From the first line of the data below through the line bearing "import seaborn as sns", reproduce each line exactly; do not include pictures.
═══
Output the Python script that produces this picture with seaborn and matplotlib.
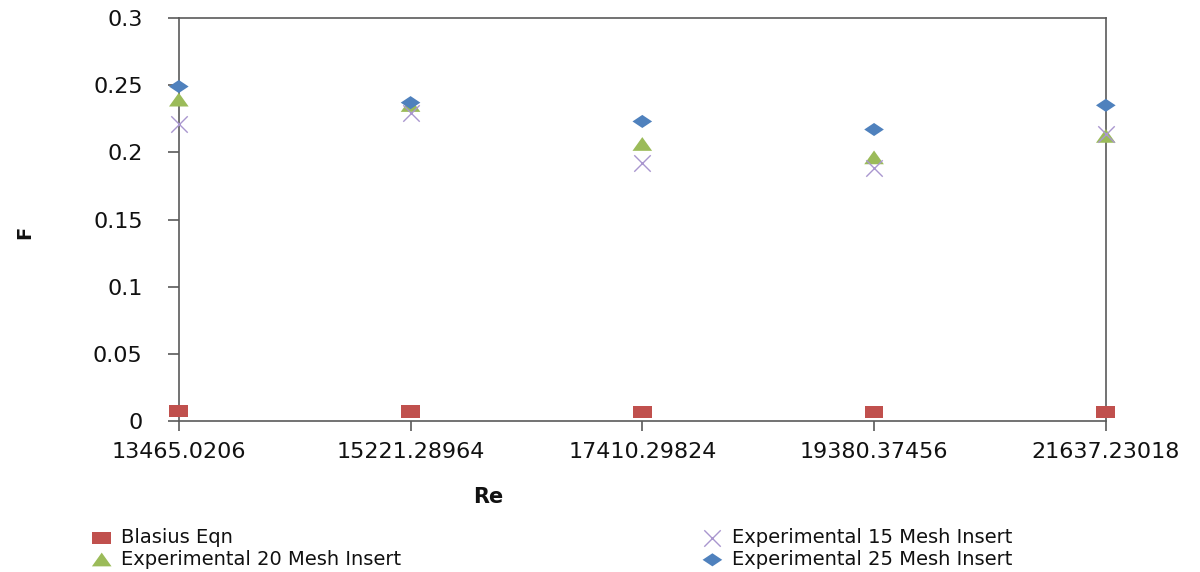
import numpy as np
import pandas as pd
import matplotlib
matplotlib.use("Agg")
import matplotlib.pyplot as plt
import seaborn as sns

# Re values (shown as category labels on x axis)
re_labels = ["13465.0206", "15221.28964", "17410.29824", "19380.37456", "21637.23018"]

# friction factor
blasius = [0.00733, 0.00711, 0.00688, 0.00670, 0.00651]
mesh15 = [0.221, 0.229, 0.192, 0.188, 0.214]
mesh20 = [0.239, 0.235, 0.206, 0.196, 0.212]
mesh25 = [0.249, 0.237, 0.223, 0.217, 0.235]

sns.set_theme(style="white")
plt.rcParams['font.family'] = ['DejaVu Sans']
plt.rcParams['text.color'] = '#111111'

pos = np.arange(len(re_labels))
df = pd.DataFrame({"pos": pos, "blasius": blasius, "m15": mesh15,
                   "m20": mesh20, "m25": mesh25})

# stretched marker shapes like the excel export
sq = [(-1.5, -1), (1.5, -1), (1.5, 1), (-1.5, 1), (-1.5, -1)]
tri = [(-1.5, -1), (1.5, -1), (0, 1.1), (-1.5, -1)]
dia = [(-1.5, 0), (0, 1), (1.5, 0), (0, -1), (-1.5, 0)]

fig = plt.figure(figsize=(12, 5.72), dpi=100)
ax = fig.add_axes([0.149, 0.264, 0.7725, 0.7045])

sns.scatterplot(data=df, x="pos", y="blasius", marker=sq, s=180, color="#C0504D",
                edgecolor="none", label="Blasius Eqn", ax=ax, clip_on=False, zorder=3)
sns.scatterplot(data=df, x="pos", y="m20", marker=tri, s=200, color="#9BBB59",
                edgecolor="none", label="Experimental 20 Mesh Insert", ax=ax, clip_on=False, zorder=3)
sns.scatterplot(data=df, x="pos", y="m15", marker="x", s=140, color="#A996CF",
                linewidth=1.0, label="Experimental 15 Mesh Insert", ax=ax, clip_on=False, zorder=3)
sns.scatterplot(data=df, x="pos", y="m25", marker=dia, s=200, color="#4F81BD",
                edgecolor="none", label="Experimental 25 Mesh Insert", ax=ax, clip_on=False, zorder=4)

ax.set_xlim(0, 4)
ax.set_ylim(0, 0.3)
ax.set_yticks(np.arange(0, 0.301, 0.05))
ax.set_yticklabels(["0", "0.05", "0.1", "0.15", "0.2", "0.25", "0.3"])
ax.set_xticks(pos)
ax.set_xticklabels(re_labels)

for s in ax.spines.values():
    s.set_visible(True)
    s.set_color("#5a5a5a")
    s.set_linewidth(1.2)

ax.tick_params(axis="y", direction="out", length=8, width=1.2, color="#5a5a5a",
               pad=18, labelsize=16, left=True, labelcolor="#111111")
ax.tick_params(axis="x", direction="out", length=7, width=1.2, color="#5a5a5a",
               pad=8, labelsize=16, bottom=True, labelcolor="#111111")

ax.set_xlabel("")
ax.set_ylabel("")
fig.text(488 / 1200, 1 - 497 / 572, "Re", fontsize=15, fontweight="bold",
         ha="center", va="center")
fig.text(25 / 1200, 1 - 232 / 572, "F", fontsize=14, fontweight="bold",
         ha="center", va="center", rotation=90)

ax.get_legend().remove()
h, l = ax.get_legend_handles_labels()
fig.legend(h, l, ncol=2,
           loc="upper left", bbox_to_anchor=(92 / 1200, 1 - 528 / 572),
           frameon=False, fontsize=14, handlelength=1.0, handletextpad=0.5,
           labelspacing=0.15, columnspacing=15.5, borderaxespad=0, borderpad=0)

fig.savefig("out.png", dpi=100, facecolor="white")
═══
** RIGHT ANSWER **
Output the Python script that produces this picture with seaborn and matplotlib.
import numpy as np
import pandas as pd
import matplotlib
matplotlib.use("Agg")
import matplotlib.pyplot as plt
import seaborn as sns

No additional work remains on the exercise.